Young girls, particularly those who have ran away from their parents or foster homes, are lured by traffickers who predominantly recruit online with promises of love, wealth and security. Once “recruited” into the sex trade, the women are often physically abused, permanently scarred or “branded” by their traffickers, and forcibly confined to hotel rooms and forced to perform sexual services endlessly. According to the Ontario Native Women’s Association, Aboriginal women are disproportionately represented among female victims of trafficking, owing in large part to systemic racism.
Although cities like Oakville, Milton and Burlington do not have a reputation for crime, human trafficking is prevalent in the municipal region. Much of this human trafficking is based on sexual slavery, with women, including teenagers, being forced into prostitution to earn money for their traffickers. While there are no apparent “red-light districts” in the region, a majority of this sexual slavery hides in plain sight. How is this possible? One case in point is the so-called Dynasty Wellness Centre in Milton. In March of 2016, this massage parlour was raided by the police, with the owner and a man suspected of purchasing sexual services arrested. But shady massage parlours are not the sole location of sexual trafficking in Halton. What makes human trafficking prevalent in Halton is its proximity to highway corridors, namely the QEW and 401, and the numerous motels and hotels that accompany the region.

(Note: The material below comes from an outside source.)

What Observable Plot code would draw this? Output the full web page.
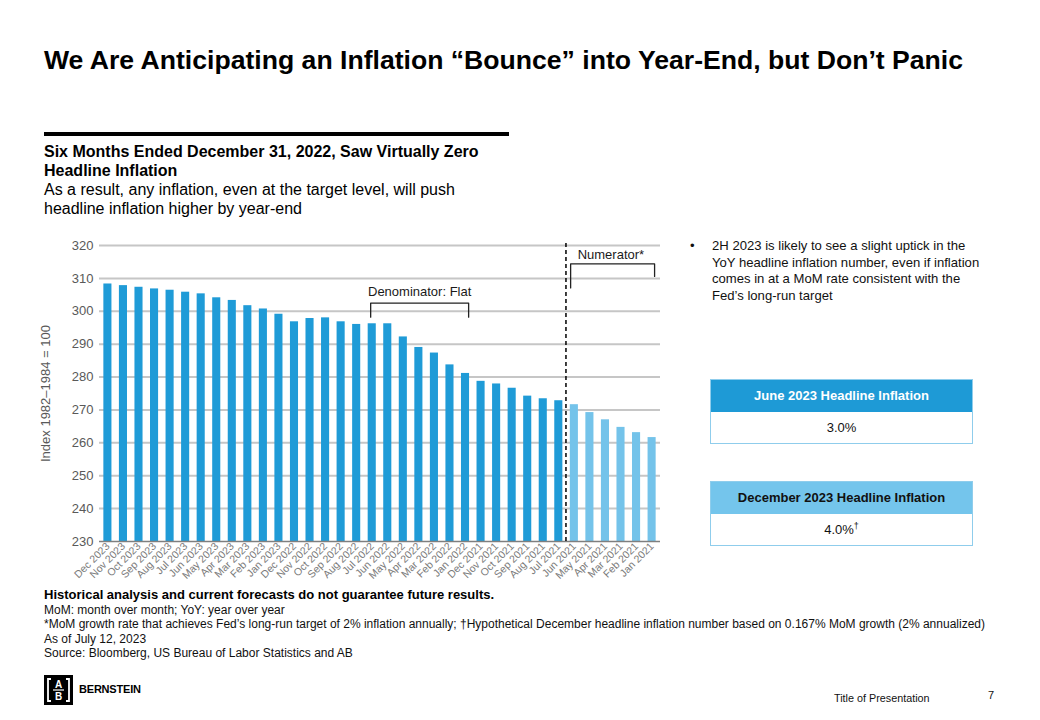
<!DOCTYPE html>
<html><head><meta charset="utf-8">
<script src="https://cdn.jsdelivr.net/npm/d3@7"></script>
<script src="https://cdn.jsdelivr.net/npm/@observablehq/plot@0.6"></script>
<style>
body{margin:0;width:1040px;height:720px;position:relative;background:#fff;font-family:"Liberation Sans",Arial,sans-serif;color:#000;overflow:hidden}
.abs{position:absolute}
#title{left:44px;top:45px;font-size:26.6px;line-height:30px;font-weight:bold;white-space:nowrap}
#rule{left:44px;top:132px;width:465px;height:4px;background:#000}
#sub{left:44px;top:142px;font-size:16px;line-height:19px;white-space:nowrap}
#sub b{font-weight:bold}
#chart{left:30px;top:230px;width:640px;height:358px}
#bullet{left:690px;top:238px;font-size:13.1px;line-height:16.5px;color:#111}
#bullet .dot{position:absolute;left:0;top:0}
#bullet .txt{position:absolute;left:22px;top:0;white-space:nowrap}
.box{position:absolute;left:710px;width:263px;border:1.5px solid #8fcdec;box-sizing:border-box}
.box .hd{height:32px;line-height:32px;text-align:center;font-size:13px;font-weight:bold}
.box .bd{height:31px;line-height:31px;text-align:center;font-size:13px;background:#fff;color:#111}
#b1{top:379px}
#b1 .hd{background:#1e9ad6;color:#fff}
#b2{top:481px}
#b2 .hd{background:#74c5ec;color:#111}
#notes{left:44px;top:588px;font-size:12px;line-height:14.5px;white-space:nowrap;color:#111}
#notes .b{font-weight:bold;font-size:13px;color:#000}
#logo{left:44px;top:675px;width:29px;height:30px;background:#000}
#bern{left:79px;top:683px;font-size:11px;font-weight:bold;letter-spacing:-0.2px}
#tp{left:834px;top:692px;font-size:10.8px;color:#111}
#pg{left:988px;top:689px;font-size:11px;color:#111}
</style></head>
<body>
<div id="title" class="abs">We Are Anticipating an Inflation “Bounce” into Year-End, but Don’t Panic</div>
<div id="rule" class="abs"></div>
<div id="sub" class="abs"><b>Six Months Ended December 31, 2022, Saw Virtually Zero<br>Headline Inflation</b><br>As a result, any inflation, even at the target level, will push<br>headline inflation higher by year-end</div>
<div id="chart" class="abs"></div>
<div id="bullet" class="abs"><span class="dot">•</span><span class="txt">2H 2023 is likely to see a slight uptick in the<br>YoY headline inflation number, even if inflation<br>comes in at a MoM rate consistent with the<br>Fed’s long-run target</span></div>
<div id="b1" class="box"><div class="hd">June 2023 Headline Inflation</div><div class="bd">3.0%</div></div>
<div id="b2" class="box"><div class="hd">December 2023 Headline Inflation</div><div class="bd">4.0%<sup style="font-size:9px;line-height:0">†</sup></div></div>
<div id="notes" class="abs"><span class="b">Historical analysis and current forecasts do not guarantee future results.</span><br>MoM: month over month; YoY: year over year<br>*MoM growth rate that achieves Fed’s long-run target of 2% inflation annually; †Hypothetical December headline inflation number based on 0.167% MoM growth (2% annualized)<br>As of July 12, 2023<br>Source: Bloomberg, US Bureau of Labor Statistics and AB</div>
<svg id="logo" class="abs" viewBox="0 0 29 30">
  <rect width="29" height="30" fill="#000"/>
  <path d="M7 4 H4 V26 H7 M22 4 H25 V26 H22" fill="none" stroke="#fff" stroke-width="1.8"/>
  <line x1="9" y1="15" x2="20" y2="15" stroke="#fff" stroke-width="1.2"/>
  <text x="14.5" y="13" text-anchor="middle" font-size="10" font-weight="bold" fill="#fff" font-family="Liberation Sans">A</text>
  <text x="14.5" y="25" text-anchor="middle" font-size="10" font-weight="bold" fill="#fff" font-family="Liberation Sans">B</text>
</svg>
<div id="bern" class="abs">BERNSTEIN</div>
<div id="tp" class="abs">Title of Presentation</div>
<div id="pg" class="abs">7</div>
<script>
const months = [
  "Dec 2023","Nov 2023","Oct 2023","Sep 2023","Aug 2023","Jul 2023","Jun 2023","May 2023","Apr 2023","Mar 2023","Feb 2023","Jan 2023",
  "Dec 2022","Nov 2022","Oct 2022","Sep 2022","Aug 2022","Jul 2022","Jun 2022","May 2022","Apr 2022","Mar 2022","Feb 2022","Jan 2022",
  "Dec 2021","Nov 2021","Oct 2021","Sep 2021","Aug 2021","Jul 2021","Jun 2021","May 2021","Apr 2021","Mar 2021","Feb 2021","Jan 2021"
];
const cpi = [
  308.3, 307.8, 307.3, 306.8, 306.4, 305.8, 305.3, 304.1, 303.3, 301.7, 300.7, 299.1,
  296.8, 297.8, 298.0, 296.8, 296.0, 296.2, 296.2, 292.2, 289.0, 287.3, 283.7, 281.1,
  278.7, 277.9, 276.6, 274.2, 273.4, 272.8, 271.6, 269.2, 267.0, 264.7, 263.1, 261.6
];
const shade = [
  "dark","dark","dark","dark","dark","dark","dark","dark","dark","dark","dark","dark",
  "dark","dark","dark","dark","dark","dark","dark","dark","dark","dark","dark","dark",
  "dark","dark","dark","dark","dark","dark","light","light","light","light","light","light"
];
const yTicks = [230, 240, 250, 260, 270, 280, 290, 300, 310, 320];
const yLabel = "Index 1982–1984 = 100";

// annotations (x in bar-index units, y in index units)
const divider = 29.46;
const denomBracket = {x: [16.9, 23.2], top: 302.5, bottom: [298.2, 298.2], label: "Denominator: Flat", lx: 20.05, ly: 306.0};
const numerBracket = {x: [29.76, 35.16], top: 314.4, bottom: [307.1, 310.6], label: "Numerator*", lx: 32.35, ly: 317.3};

const idx = d3.range(months.length);
const data = idx.map(i => ({i, label: months[i], value: cpi[i], group: shade[i]}));
const half = 0.26;
const bracketPts = [denomBracket, numerBracket].flatMap((b, k) => [
  {k, x: b.x[0], y: b.bottom[0]}, {k, x: b.x[0], y: b.top}, {k, x: b.x[1], y: b.top}, {k, x: b.x[1], y: b.bottom[1]}
]);
const notes = [denomBracket, numerBracket].map(b => ({x: b.lx, y: b.ly, text: b.label}));

const plot = Plot.plot({
  width: 640, height: 358,
  marginTop: 15, marginBottom: 47, marginLeft: 69, marginRight: 10,
  style: {fontFamily: "Liberation Sans, Arial, sans-serif", fontSize: "13px", background: "transparent", overflow: "visible"},
  x: {type: "linear", domain: [-0.54, 35.54]},
  y: {domain: [230, 320]},
  color: {domain: ["dark", "light"], range: ["#1f9bd7", "#74c3ea"]},
  marks: [
    Plot.ruleY(yTicks.filter(t => t > 230), {stroke: "#c6c6c6", strokeWidth: 2}),
    Plot.rectY(data, {x1: d => d.i - half, x2: d => d.i + half, y1: 230, y2: "value", fill: "group"}),
    Plot.ruleY([230], {stroke: "#7f7f7f", strokeWidth: 1.5}),
    Plot.axisY({ticks: yTicks, tickSize: 0, tickPadding: 6, fontSize: 13, fill: "#595959", label: null}),
    Plot.axisX({ticks: idx, tickFormat: i => months[i], tickRotate: -45, tickSize: 0, tickPadding: 3, fontSize: 10.5, fill: "#7a7a7a", label: null}),
    Plot.text([yLabel], {frameAnchor: "left", textAnchor: "middle", rotate: -90, dx: -54, dy: 0, text: d => d, fontSize: 13, fill: "#595959"}),
    Plot.ruleX([divider], {y1: 230, y2: 320.6, stroke: "#000", strokeWidth: 1.5, strokeDasharray: "4,3"}),
    Plot.line(bracketPts, {x: "x", y: "y", z: "k", stroke: "#222", strokeWidth: 1.3}),
    Plot.text(notes, {x: "x", y: "y", text: "text", fontSize: 13, fill: "#1a1a1a"})
  ]
});
document.getElementById("chart").appendChild(plot);
</script>
</body></html>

In 2013, the Halton police department created the Human Trafficking Unit to combat human trafficking with an emphasis on sexual slavery. Since then, the number of cases filed has boomed: there were 80 cases files and 10 charges laid in 2013; in 2014, the unit had 200 files and 50 charges laid; by 2015, there were 175 files and 55 charges laid. In order to bolster its efforts to combat human trafficking, Halton police recruited Martin Dick, a former homicide detective from the UK, to spearhead the unit. Help has also come in the promise of legislation made to tackle this. In February 2016, Laurie Scott, an MPP from Haliburton-Kawartha Lakes-Brock, proposed Bill 158, otherwise known as the Saving the Girl Next Door Act. In an interview, Scott stated she was originally naïve about the issue before a lawyer she is acquainted with informed her of the nature of the trafficking crisis.
Scott said that the rate of trafficking is “growing at a rate that is horrific”. The objective of Bill 158 is three-fold: first, it would promote increased public awareness about the trafficking crisis; second, it would provide trafficking victims with a restraining order against their pimps; and third, it would include former traffickers into the sex offender registry, allowing the public to know if someone in their community was a trafficker. In June of 2016, the Ontario provincial government initiated a $72 million anti-trafficking strategy, a decision that was met with praise from Halton region law enforcement. According to Scott, the area where sex trafficking is most prevalent in Ontario is the municipalities along the 401 corridor, with the Peel region accounting for “62.4% of court cases involving sex trafficking in Ontario”. Since the Halton region is adjacent to Peel, the Oakville city council has enthusiastically complied with Bill 158, and voted in July of 2016 to support Laurie Scott’s legislation. Ward 5 Town Councillor Marc Grant moved to support the bill, saying that it would provide law enforcement with the means to “combat the exploitation of a vulnerable sector and protect our daughters and sisters and friends”.